**PROMPT:** The line containing "sulfuricMeans, currentMeans, chromicMeans]" marks the end: extract everything from the first line of the data through that line, exactly, with no pictures.

☆ ☆ ☆ ☆ ☆

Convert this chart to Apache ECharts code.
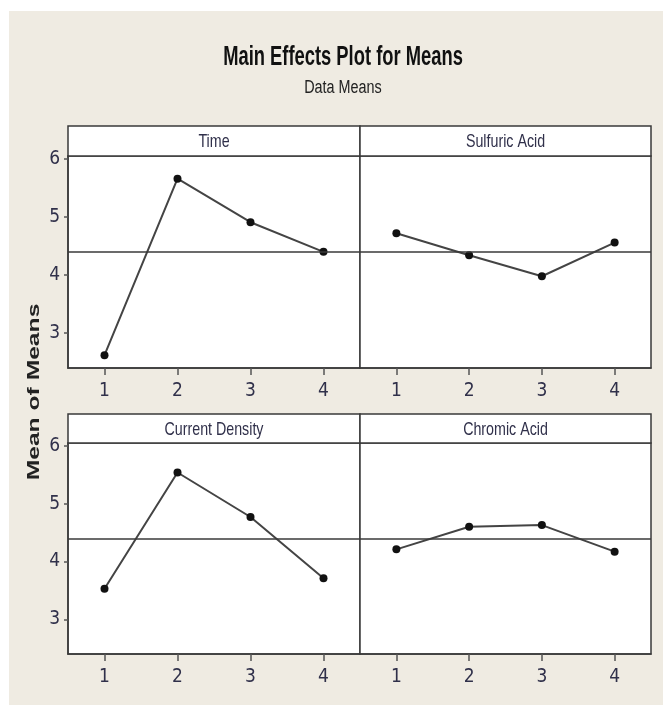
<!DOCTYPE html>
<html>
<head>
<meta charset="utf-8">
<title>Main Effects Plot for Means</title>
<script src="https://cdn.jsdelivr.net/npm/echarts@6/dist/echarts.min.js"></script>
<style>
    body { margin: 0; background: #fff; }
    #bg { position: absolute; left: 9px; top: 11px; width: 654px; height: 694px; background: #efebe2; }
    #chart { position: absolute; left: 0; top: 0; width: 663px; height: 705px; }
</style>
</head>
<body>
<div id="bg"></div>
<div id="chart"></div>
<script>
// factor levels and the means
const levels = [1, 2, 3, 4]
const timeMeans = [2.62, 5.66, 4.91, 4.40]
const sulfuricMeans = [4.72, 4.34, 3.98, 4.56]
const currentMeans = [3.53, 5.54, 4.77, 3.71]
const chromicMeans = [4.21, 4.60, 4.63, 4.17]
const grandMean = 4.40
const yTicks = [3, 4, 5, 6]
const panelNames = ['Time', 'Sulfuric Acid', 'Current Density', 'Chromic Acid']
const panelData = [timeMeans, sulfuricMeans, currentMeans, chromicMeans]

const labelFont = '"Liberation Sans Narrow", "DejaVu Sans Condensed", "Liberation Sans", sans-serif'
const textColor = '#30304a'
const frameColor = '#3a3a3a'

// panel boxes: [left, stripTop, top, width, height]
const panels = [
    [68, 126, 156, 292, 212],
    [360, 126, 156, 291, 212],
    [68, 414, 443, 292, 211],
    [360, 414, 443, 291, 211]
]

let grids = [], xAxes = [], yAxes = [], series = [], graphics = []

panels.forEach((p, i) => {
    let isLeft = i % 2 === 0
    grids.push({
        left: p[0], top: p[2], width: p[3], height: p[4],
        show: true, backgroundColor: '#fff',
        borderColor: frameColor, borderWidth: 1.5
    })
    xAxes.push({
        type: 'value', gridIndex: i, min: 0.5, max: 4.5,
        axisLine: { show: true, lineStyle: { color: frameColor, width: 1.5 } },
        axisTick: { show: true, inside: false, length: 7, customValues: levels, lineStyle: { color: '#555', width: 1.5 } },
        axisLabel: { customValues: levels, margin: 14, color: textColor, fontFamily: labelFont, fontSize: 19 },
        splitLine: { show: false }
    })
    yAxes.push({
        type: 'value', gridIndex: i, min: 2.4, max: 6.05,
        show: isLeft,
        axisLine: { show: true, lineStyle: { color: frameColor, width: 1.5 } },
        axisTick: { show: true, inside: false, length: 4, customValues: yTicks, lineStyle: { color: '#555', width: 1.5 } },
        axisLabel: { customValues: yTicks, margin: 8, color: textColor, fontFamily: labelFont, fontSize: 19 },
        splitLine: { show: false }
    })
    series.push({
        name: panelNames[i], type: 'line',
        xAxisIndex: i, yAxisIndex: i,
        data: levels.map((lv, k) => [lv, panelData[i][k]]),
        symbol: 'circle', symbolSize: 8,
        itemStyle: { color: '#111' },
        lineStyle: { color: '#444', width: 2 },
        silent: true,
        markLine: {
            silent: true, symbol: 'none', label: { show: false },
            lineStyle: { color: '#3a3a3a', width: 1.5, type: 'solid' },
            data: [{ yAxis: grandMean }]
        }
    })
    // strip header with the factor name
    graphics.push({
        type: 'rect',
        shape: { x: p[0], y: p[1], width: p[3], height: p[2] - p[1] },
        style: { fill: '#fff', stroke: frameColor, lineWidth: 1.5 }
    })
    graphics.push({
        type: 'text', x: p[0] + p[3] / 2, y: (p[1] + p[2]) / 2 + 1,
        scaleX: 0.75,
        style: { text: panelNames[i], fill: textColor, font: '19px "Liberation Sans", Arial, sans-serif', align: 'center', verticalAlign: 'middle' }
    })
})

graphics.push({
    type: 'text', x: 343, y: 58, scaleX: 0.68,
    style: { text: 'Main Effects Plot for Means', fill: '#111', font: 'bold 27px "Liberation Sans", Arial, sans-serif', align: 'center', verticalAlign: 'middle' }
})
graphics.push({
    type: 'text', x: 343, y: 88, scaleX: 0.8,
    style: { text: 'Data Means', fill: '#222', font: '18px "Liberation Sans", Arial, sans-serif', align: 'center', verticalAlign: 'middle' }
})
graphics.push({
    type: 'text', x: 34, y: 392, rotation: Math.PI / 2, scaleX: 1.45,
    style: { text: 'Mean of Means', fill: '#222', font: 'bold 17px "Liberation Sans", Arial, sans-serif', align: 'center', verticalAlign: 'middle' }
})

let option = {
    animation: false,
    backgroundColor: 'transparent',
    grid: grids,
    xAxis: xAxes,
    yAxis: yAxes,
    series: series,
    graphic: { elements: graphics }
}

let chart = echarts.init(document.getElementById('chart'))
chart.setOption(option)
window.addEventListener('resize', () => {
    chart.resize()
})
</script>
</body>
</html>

☆ ☆ ☆ ☆ ☆

**EXPECTED ANSWER:**
Convert this chart to Apache ECharts code.
<!DOCTYPE html>
<html>
<head>
<meta charset="utf-8">
<title>Main Effects Plot for Means</title>
<script src="https://cdn.jsdelivr.net/npm/echarts@6/dist/echarts.min.js"></script>
<style>
    body { margin: 0; background: #fff; }
    #bg { position: absolute; left: 9px; top: 11px; width: 654px; height: 694px; background: #efebe2; }
    #chart { position: absolute; left: 0; top: 0; width: 663px; height: 705px; }
</style>
</head>
<body>
<div id="bg"></div>
<div id="chart"></div>
<script>
// factor levels and the means
const levels = [1, 2, 3, 4]
const timeMeans = [2.62, 5.66, 4.91, 4.40]
const sulfuricMeans = [4.72, 4.34, 3.98, 4.56]
const currentMeans = [3.53, 5.54, 4.77, 3.71]
const chromicMeans = [4.21, 4.60, 4.63, 4.17]
const grandMean = 4.40
const yTicks = [3, 4, 5, 6]
const panelNames = ['Time', 'Sulfuric Acid', 'Current Density', 'Chromic Acid']
const panelData = [timeMeans, sulfuricMeans, currentMeans, chromicMeans]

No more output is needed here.